## TO BE DONE
Copy all records verbatim.

BEGIN INFORMATION PROVIDED

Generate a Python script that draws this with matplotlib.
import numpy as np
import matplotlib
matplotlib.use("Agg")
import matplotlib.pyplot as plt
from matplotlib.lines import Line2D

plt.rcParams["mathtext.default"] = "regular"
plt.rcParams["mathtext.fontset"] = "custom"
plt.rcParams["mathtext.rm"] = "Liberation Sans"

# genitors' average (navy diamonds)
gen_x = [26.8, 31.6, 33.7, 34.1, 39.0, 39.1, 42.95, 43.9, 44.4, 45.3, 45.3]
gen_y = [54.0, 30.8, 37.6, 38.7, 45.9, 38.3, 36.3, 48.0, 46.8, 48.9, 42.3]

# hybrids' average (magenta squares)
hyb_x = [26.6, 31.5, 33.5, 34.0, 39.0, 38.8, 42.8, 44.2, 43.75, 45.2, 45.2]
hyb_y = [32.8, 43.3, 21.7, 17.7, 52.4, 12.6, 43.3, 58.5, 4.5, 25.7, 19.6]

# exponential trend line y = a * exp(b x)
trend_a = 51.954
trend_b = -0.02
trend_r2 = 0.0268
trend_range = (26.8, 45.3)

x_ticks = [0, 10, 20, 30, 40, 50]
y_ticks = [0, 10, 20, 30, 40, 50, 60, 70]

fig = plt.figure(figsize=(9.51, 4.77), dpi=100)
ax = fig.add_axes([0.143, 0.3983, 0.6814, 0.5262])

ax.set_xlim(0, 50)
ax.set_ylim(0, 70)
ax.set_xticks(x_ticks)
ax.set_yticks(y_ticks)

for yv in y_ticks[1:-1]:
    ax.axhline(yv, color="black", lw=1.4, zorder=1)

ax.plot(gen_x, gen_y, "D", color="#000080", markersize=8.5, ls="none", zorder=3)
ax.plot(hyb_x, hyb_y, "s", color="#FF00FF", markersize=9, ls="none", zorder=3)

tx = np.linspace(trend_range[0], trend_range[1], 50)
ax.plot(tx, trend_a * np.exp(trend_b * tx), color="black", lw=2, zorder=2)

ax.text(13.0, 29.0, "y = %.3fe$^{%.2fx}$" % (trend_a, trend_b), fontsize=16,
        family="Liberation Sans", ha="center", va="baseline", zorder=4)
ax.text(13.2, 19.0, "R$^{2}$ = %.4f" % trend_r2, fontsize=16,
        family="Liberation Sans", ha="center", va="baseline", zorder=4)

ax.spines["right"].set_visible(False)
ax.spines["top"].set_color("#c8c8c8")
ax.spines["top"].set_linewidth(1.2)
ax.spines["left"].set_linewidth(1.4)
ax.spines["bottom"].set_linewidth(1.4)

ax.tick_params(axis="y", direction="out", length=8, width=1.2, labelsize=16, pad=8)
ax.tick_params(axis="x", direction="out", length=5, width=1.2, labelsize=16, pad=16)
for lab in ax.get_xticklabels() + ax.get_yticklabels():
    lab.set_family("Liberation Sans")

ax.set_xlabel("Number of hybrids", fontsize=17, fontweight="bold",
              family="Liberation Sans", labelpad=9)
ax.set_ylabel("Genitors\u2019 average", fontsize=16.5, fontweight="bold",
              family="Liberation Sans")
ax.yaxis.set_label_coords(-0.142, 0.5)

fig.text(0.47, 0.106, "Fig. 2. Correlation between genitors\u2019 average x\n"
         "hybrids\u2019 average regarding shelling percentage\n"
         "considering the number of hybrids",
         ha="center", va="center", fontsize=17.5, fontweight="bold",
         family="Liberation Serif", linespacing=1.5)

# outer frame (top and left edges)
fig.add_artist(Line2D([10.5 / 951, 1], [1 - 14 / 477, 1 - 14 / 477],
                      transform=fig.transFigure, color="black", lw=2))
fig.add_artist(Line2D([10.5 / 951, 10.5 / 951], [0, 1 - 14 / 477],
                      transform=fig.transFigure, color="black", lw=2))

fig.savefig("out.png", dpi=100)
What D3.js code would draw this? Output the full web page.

END INFORMATION PROVIDED

## CORRECT ANSWER
Generate a Python script that draws this with matplotlib.
import numpy as np
import matplotlib
matplotlib.use("Agg")
import matplotlib.pyplot as plt
from matplotlib.lines import Line2D

plt.rcParams["mathtext.default"] = "regular"
plt.rcParams["mathtext.fontset"] = "custom"
plt.rcParams["mathtext.rm"] = "Liberation Sans"

# genitors' average (navy diamonds)
gen_x = [26.8, 31.6, 33.7, 34.1, 39.0, 39.1, 42.95, 43.9, 44.4, 45.3, 45.3]
gen_y = [54.0, 30.8, 37.6, 38.7, 45.9, 38.3, 36.3, 48.0, 46.8, 48.9, 42.3]

# hybrids' average (magenta squares)
hyb_x = [26.6, 31.5, 33.5, 34.0, 39.0, 38.8, 42.8, 44.2, 43.75, 45.2, 45.2]
hyb_y = [32.8, 43.3, 21.7, 17.7, 52.4, 12.6, 43.3, 58.5, 4.5, 25.7, 19.6]

# exponential trend line y = a * exp(b x)
trend_a = 51.954
trend_b = -0.02
trend_r2 = 0.0268
trend_range = (26.8, 45.3)

x_ticks = [0, 10, 20, 30, 40, 50]
y_ticks = [0, 10, 20, 30, 40, 50, 60, 70]

fig = plt.figure(figsize=(9.51, 4.77), dpi=100)
ax = fig.add_axes([0.143, 0.3983, 0.6814, 0.5262])

ax.set_xlim(0, 50)
ax.set_ylim(0, 70)
ax.set_xticks(x_ticks)
ax.set_yticks(y_ticks)

for yv in y_ticks[1:-1]:
    ax.axhline(yv, color="black", lw=1.4, zorder=1)

ax.plot(gen_x, gen_y, "D", color="#000080", markersize=8.5, ls="none", zorder=3)
ax.plot(hyb_x, hyb_y, "s", color="#FF00FF", markersize=9, ls="none", zorder=3)

tx = np.linspace(trend_range[0], trend_range[1], 50)
ax.plot(tx, trend_a * np.exp(trend_b * tx), color="black", lw=2, zorder=2)

ax.text(13.0, 29.0, "y = %.3fe$^{%.2fx}$" % (trend_a, trend_b), fontsize=16,
        family="Liberation Sans", ha="center", va="baseline", zorder=4)
ax.text(13.2, 19.0, "R$^{2}$ = %.4f" % trend_r2, fontsize=16,
        family="Liberation Sans", ha="center", va="baseline", zorder=4)

ax.spines["right"].set_visible(False)
ax.spines["top"].set_color("#c8c8c8")
ax.spines["top"].set_linewidth(1.2)
ax.spines["left"].set_linewidth(1.4)
ax.spines["bottom"].set_linewidth(1.4)

ax.tick_params(axis="y", direction="out", length=8, width=1.2, labelsize=16, pad=8)
ax.tick_params(axis="x", direction="out", length=5, width=1.2, labelsize=16, pad=16)
for lab in ax.get_xticklabels() + ax.get_yticklabels():
    lab.set_family("Liberation Sans")

ax.set_xlabel("Number of hybrids", fontsize=17, fontweight="bold",
              family="Liberation Sans", labelpad=9)
ax.set_ylabel("Genitors\u2019 average", fontsize=16.5, fontweight="bold",
              family="Liberation Sans")
ax.yaxis.set_label_coords(-0.142, 0.5)

fig.text(0.47, 0.106, "Fig. 2. Correlation between genitors\u2019 average x\n"
         "hybrids\u2019 average regarding shelling percentage\n"
         "considering the number of hybrids",
         ha="center", va="center", fontsize=17.5, fontweight="bold",
         family="Liberation Serif", linespacing=1.5)

# outer frame (top and left edges)
fig.add_artist(Line2D([10.5 / 951, 1], [1 - 14 / 477, 1 - 14 / 477],
                      transform=fig.transFigure, color="black", lw=2))
fig.add_artist(Line2D([10.5 / 951, 10.5 / 951], [0, 1 - 14 / 477],
                      transform=fig.transFigure, color="black", lw=2))

fig.savefig("out.png", dpi=100)
What D3.js code would draw this? Output the full web page.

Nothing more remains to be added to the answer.